Is there a geometric reasoning why the vector resulting from these components is actually normal to the area element? Of course this can easily be shown algebraically by taking dot products of $\bf{u}\times\bf{v}$ with $\bf{u}$ and $\bf{v}$ which are zero, but if possible I'd like some kind of intuitive explanation that is not based on equations.

Answer 1

This follows up on the idea floated by Chris Lewis. It uses physical intuition to explain the plausibility of the cross-product formula for the area-normal vector.

Given a right-angled set of coordinate axes, place a point on each axis and at the origin, and from these vertices make a tetrahedron that has three triangular faces on coordinate planes and one slanted transparent triangular face $S$ . Pick any unit vector $\vec n$ and imagine a uniformly intense beam of sunlight consisting of parallel rays travelling in the direction of $\vec n$.

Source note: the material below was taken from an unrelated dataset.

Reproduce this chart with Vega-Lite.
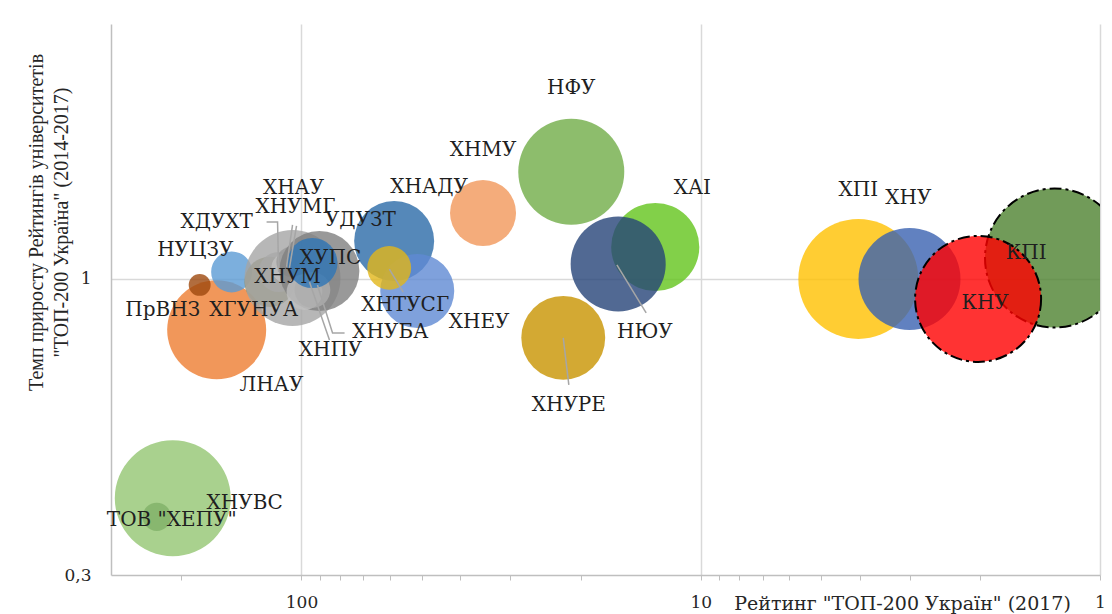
{
  "$schema": "https://vega.github.io/schema/vega-lite/v6.json",
  "width": 989,
  "height": 551,
  "autosize": "none",
  "padding": {"left": 111, "top": 24, "right": 12, "bottom": 39},
  "background": "white",
  "config": {"view": {"stroke": null}},
  "datasets": {
    "bubbles": [
      {"n": 1, "name": "ХНУВС", "x": 210.1, "y": 0.410, "s": 33.6},
      {"n": 2, "name": "ТОВ \"ХЕПУ\"", "x": 230.4, "y": 0.380, "s": 2.0},
      {"n": 3, "name": "ЛНАУ", "x": 163.1, "y": 0.813, "s": 24.5},
      {"n": 4, "name": "ПрВНЗ", "x": 179.9, "y": 0.976, "s": 1.2},
      {"n": 5, "name": "НУЦЗУ", "x": 149.6, "y": 1.029, "s": 4.2},
      {"n": 6, "name": "ХНУМ", "x": 120.2, "y": 0.988, "s": 6.3},
      {"n": 7, "name": "ХДУХТ", "x": 114.1, "y": 1.029, "s": 4.0},
      {"n": 8, "name": "ХГУНУА", "x": 105.3, "y": 1.004, "s": 23.0},
      {"n": 9, "name": "ХНАУ", "x": 109.0, "y": 1.046, "s": 2.3},
      {"n": 10, "name": "ХНУМГ", "x": 105.9, "y": 1.072, "s": 2.3},
      {"n": 11, "name": "УДУЗТ", "x": 90.2, "y": 1.033, "s": 16.0},
      {"n": 12, "name": "ХНПУ", "x": 98.3, "y": 0.948, "s": 3.2},
      {"n": 13, "name": "ХНУБА", "x": 93.9, "y": 0.956, "s": 3.2},
      {"n": 14, "name": "ХУПС", "x": 93.9, "y": 1.067, "s": 6.3},
      {"n": 15, "name": "ХНАДУ", "x": 58.6, "y": 1.167, "s": 16.0},
      {"n": 16, "name": "ХНЕУ", "x": 51.3, "y": 0.952, "s": 13.7},
      {"n": 17, "name": "ХНТУСГ", "x": 60.3, "y": 1.046, "s": 4.8},
      {"n": 18, "name": "ХНМУ", "x": 35.1, "y": 1.308, "s": 10.9},
      {"n": 19, "name": "НФУ", "x": 21.1, "y": 1.546, "s": 28.1},
      {"n": 20, "name": "ХНУРЕ", "x": 22.1, "y": 0.787, "s": 17.6},
      {"n": 21, "name": "ХАІ", "x": 13.0, "y": 1.139, "s": 19.4},
      {"n": 22, "name": "НЮУ", "x": 16.1, "y": 1.063, "s": 22.6},
      {"n": 23, "name": "ХПІ", "x": 4.03, "y": 1.0, "s": 36.0},
      {"n": 24, "name": "ХНУ", "x": 3.0, "y": 1.0, "s": 26.0},
      {"n": 25, "name": "КПІ", "x": 1.30, "y": 1.089, "s": 48.3},
      {"n": 26, "name": "КНУ", "x": 2.02, "y": 0.922, "s": 39.7}
    ],
    "labels": [
      {"name": "ХНУВС", "x": 138.8, "y": 0.402},
      {"name": "ТОВ \"ХЕПУ\"", "x": 211.3, "y": 0.375},
      {"name": "ЛНАУ", "x": 118.9, "y": 0.650},
      {"name": "ПрВНЗ", "x": 222.6, "y": 0.881},
      {"name": "НУЦЗУ", "x": 184.5, "y": 1.125},
      {"name": "ХНУМ", "x": 108.4, "y": 1.008},
      {"name": "ХДУХТ", "x": 163.1, "y": 1.261},
      {"name": "ХГУНУА", "x": 131.8, "y": 0.881},
      {"name": "ХНАУ", "x": 104.7, "y": 1.448},
      {"name": "ХНУМГ", "x": 103.5, "y": 1.340},
      {"name": "УДУЗТ", "x": 71.2, "y": 1.271},
      {"name": "ХНПУ", "x": 84.6, "y": 0.749},
      {"name": "ХНУБА", "x": 59.9, "y": 0.806},
      {"name": "ХУПС", "x": 84.6, "y": 1.089},
      {"name": "ХНАДУ", "x": 47.9, "y": 1.454},
      {"name": "ХНЕУ", "x": 35.9, "y": 0.839},
      {"name": "ХНТУСГ", "x": 55.0, "y": 0.900},
      {"name": "ХНМУ", "x": 35.1, "y": 1.690},
      {"name": "НФУ", "x": 21.1, "y": 2.175},
      {"name": "ХНУРЕ", "x": 21.4, "y": 0.599},
      {"name": "ХАІ", "x": 10.5, "y": 1.448},
      {"name": "НЮУ", "x": 13.8, "y": 0.806},
      {"name": "ХПІ", "x": 4.03, "y": 1.437},
      {"name": "ХНУ", "x": 3.02, "y": 1.390},
      {"name": "КПІ", "x": 1.53, "y": 1.111},
      {"name": "КНУ", "x": 1.94, "y": 0.907}
    ],
    "leaders": [
      {"name": "НЮУ", "seq": 1, "x": 16.22, "y": 1.059},
      {"name": "НЮУ", "seq": 2, "x": 13.7, "y": 0.871},
      {"name": "ХНУРЕ", "seq": 1, "x": 22.1, "y": 0.787},
      {"name": "ХНУРЕ", "seq": 2, "x": 21.4, "y": 0.650},
      {"name": "ХНТУСГ", "seq": 1, "x": 60.26, "y": 1.041},
      {"name": "ХНТУСГ", "seq": 2, "x": 55.6, "y": 0.948},
      {"name": "ХДУХТ", "seq": 1, "x": 114.1, "y": 1.029},
      {"name": "ХДУХТ", "seq": 2, "x": 114.8, "y": 1.261},
      {"name": "ХДУХТ", "seq": 3, "x": 122.3, "y": 1.261},
      {"name": "ХНАУ", "seq": 1, "x": 109.0, "y": 1.050},
      {"name": "ХНАУ", "seq": 2, "x": 105.3, "y": 1.246},
      {"name": "ХНУМГ", "seq": 1, "x": 107.2, "y": 1.046},
      {"name": "ХНУМГ", "seq": 2, "x": 102.9, "y": 1.241},
      {"name": "ХНУБА", "seq": 1, "x": 91.2, "y": 0.976},
      {"name": "ХНУБА", "seq": 2, "x": 83.6, "y": 0.803},
      {"name": "ХНУБА", "seq": 3, "x": 78.0, "y": 0.803},
      {"name": "ХНПУ", "seq": 1, "x": 95.5, "y": 0.988},
      {"name": "ХНПУ", "seq": 2, "x": 85.1, "y": 0.780}
    ]
  },
  "encoding": {
    "x": {
      "field": "x",
      "type": "quantitative",
      "scale": {"type": "log", "domain": [1, 300], "reverse": true, "nice": false},
      "axis": {
        "values": [200, 100, 90, 80, 70, 60, 50, 40, 30, 20, 10, 9, 8, 7, 6, 5, 4, 3, 2, 1],
        "labelExpr": "datum.value == 100 ? '100' : datum.value == 10 ? '10' : datum.value == 1 ? '1' : ''",
        "labelFont": "DejaVu Serif",
        "labelFontSize": 17,
        "labelColor": "#262626",
        "labelFlush": false,
        "labelOverlap": false,
        "labelPadding": 14,
        "grid": true,
        "gridColor": "#d9d9d9",
        "gridWidth": 1.5,
        "gridOpacity": {"condition": {"test": "datum.value == 100 || datum.value == 10 || datum.value == 1", "value": 1}, "value": 0},
        "tickColor": "#bfbfbf",
        "tickSize": 5,
        "domainColor": "#bfbfbf",
        "domainWidth": 1.5,
        "title": "Рейтинг \"ТОП-200  Україн\" (2017)",
        "titleFont": "DejaVu Serif",
        "titleFontSize": 19,
        "titleFontWeight": "normal",
        "titleColor": "#262626",
        "titleX": 791,
        "titleY": 28,
        "titleAlign": "center",
        "titleBaseline": "middle",
        "titleAngle": 0
      }
    },
    "y": {
      "field": "y",
      "type": "quantitative",
      "scale": {"type": "log", "domain": [0.3, 2.82], "nice": false},
      "axis": {
        "values": [0.3, 1],
        "labelExpr": "datum.value == 1 ? '1' : '0,3'",
        "labelFont": "DejaVu Serif",
        "labelFontSize": 17,
        "labelColor": "#262626",
        "labelPadding": 20,
        "ticks": false,
        "grid": true,
        "gridColor": "#d9d9d9",
        "gridWidth": 1.5,
        "gridOpacity": {"condition": {"test": "datum.value == 1", "value": 1}, "value": 0},
        "domainColor": "#bfbfbf",
        "domainWidth": 1.5,
        "title": ["Темп приросту Рейтингів університетів", "\"ТОП-200 Україна\" (2014-2017)"],
        "titleFont": "Liberation Serif",
        "titleFontSize": 20,
        "titleFontWeight": "normal",
        "titleColor": "#262626",
        "titleX": -85,
        "titleY": 198,
        "titleAngle": 270,
        "titleAlign": "center",
        "titleBaseline": "top",
        "titleLineHeight": 25
      }
    }
  },
  "layer": [
    {
      "data": {"name": "bubbles"},
      "mark": {"type": "circle", "clip": true, "fillOpacity": 0.8, "stroke": "black", "strokeWidth": 2, "strokeDash": [12, 4, 3, 4]},
      "encoding": {
        "color": {
          "field": "name",
          "type": "nominal",
          "legend": null,
          "scale": {
            "domain": ["ХНУВС", "ТОВ \"ХЕПУ\"", "ЛНАУ", "ПрВНЗ", "НУЦЗУ", "ХНУМ", "ХДУХТ", "ХГУНУА", "ХНАУ", "ХНУМГ", "УДУЗТ", "ХНПУ", "ХНУБА", "ХУПС", "ХНАДУ", "ХНЕУ", "ХНТУСГ", "ХНМУ", "НФУ", "ХНУРЕ", "ХАІ", "НЮУ", "ХПІ", "ХНУ", "КПІ", "КНУ"],
            "range": ["#94c572", "#80b068", "#ed7d31", "#9e480e", "#5b9bd5", "#8b8b55", "#b7b7b7", "#a5a5a5", "#c0c0c0", "#999999", "#7f7f7f", "#bfbfbf", "#aeaeae", "#2e75b6", "#2a6aa8", "#5f89d3", "#e2b719", "#f1975a", "#70ad47", "#c89400", "#63c41c", "#264478", "#ffc000", "#3a62b0", "#4e8230", "#ff0000"]
          }
        },
        "size": {"field": "s", "type": "quantitative", "legend": null, "scale": {"type": "linear", "domain": [0, 50], "range": [0, 20000]}},
        "order": {"field": "n", "type": "quantitative"},
        "strokeOpacity": {"condition": {"test": "datum.name === 'КНУ' || datum.name === 'КПІ'", "value": 1}, "value": 0}
      }
    },
    {
      "data": {"name": "leaders"},
      "mark": {"type": "line", "color": "#a6a6a6", "strokeWidth": 1.5},
      "encoding": {
        "detail": {"field": "name", "type": "nominal"},
        "order": {"field": "seq", "type": "quantitative"}
      }
    },
    {
      "data": {"name": "labels"},
      "mark": {"type": "text", "font": "DejaVu Serif", "fontSize": 20, "color": "#1f1f1f", "align": "center", "baseline": "middle"},
      "encoding": {
        "text": {"field": "name", "type": "nominal"}
      }
    }
  ]
}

1. The flux of solar energy entering through face $S$ is equal to the foreshortened area that $S$ presents when viewed by an observer looking in the direction $\vec n$. It also equals the sum of the exiting fluxes across each of the other faces, which also equals the sum of their foreshortened areas.

2. Each foreshortened area (on any face $F$) is $ n\cdot \vec A_F$ where $\vec A_F$ is the area-normal vector associated to that face; i.e. the vector whose magnitude is an area and whose direction points outward perpendicularly from that face.

3. The three coordinate faces have known area-normal vectors: $A_x \vec i, A_y\vec j, A_z\vec k$. (As you observed in your post, these three areas can each be computed using the 2x2 determinant formula.)

Thus (1) can be written as $$(4) \qquad \vec n \cdot \vec A_S=\vec n\cdot<A_x,A_y, A_z>$$

5. Since this identity is true for any choice of $\vec n$, we can now pick $\vec n$ in order to maximize the flux through $S$. It is geometrically clear that we want $\vec n$ to be the unit normal to the face $S$ to maximize the flux through $S$ (to minimize the effect of foreshortening).

On the other hand, the maximum value of the dot product $\vec n\cdot<A_x,A_y, A_z>$ occurs when $\vec n $ is parallel to $<A_x,A_y, A_z>$ ( a basic fact about dot products).

Thus the optimal chooice of $\vec n$, namely the unit normal vector to $S$, has the same direction as the vector whose components are computed by 2x2 determinants: the vector $<A_x,A_y, A_z>$.

Answer 2

It is explained exactly in this letter from Hamilton to Graves. He starts with the notion that there should be an axis $j$ perpendicular to the real axis and the imaginary axis of the complex numbers.

He then considers the product of two triplets $$(a_1+b_1i+c_1j)(a_2+b_2i+c_2j)$$ and is bothered by the $ij$ term. He ultimately develops the quaternion product which includes both the dot product and the cross product. The fact that $i$, $j$ and $k$ are perpendicular is required from the outset.

The algebraic skills of William Hamilton and the language of the day make it a challenging letter to read but, in the context of the resulting quaternions, the products of pairs of what we would call basis vectors are considered to be perpendicular to the pairs.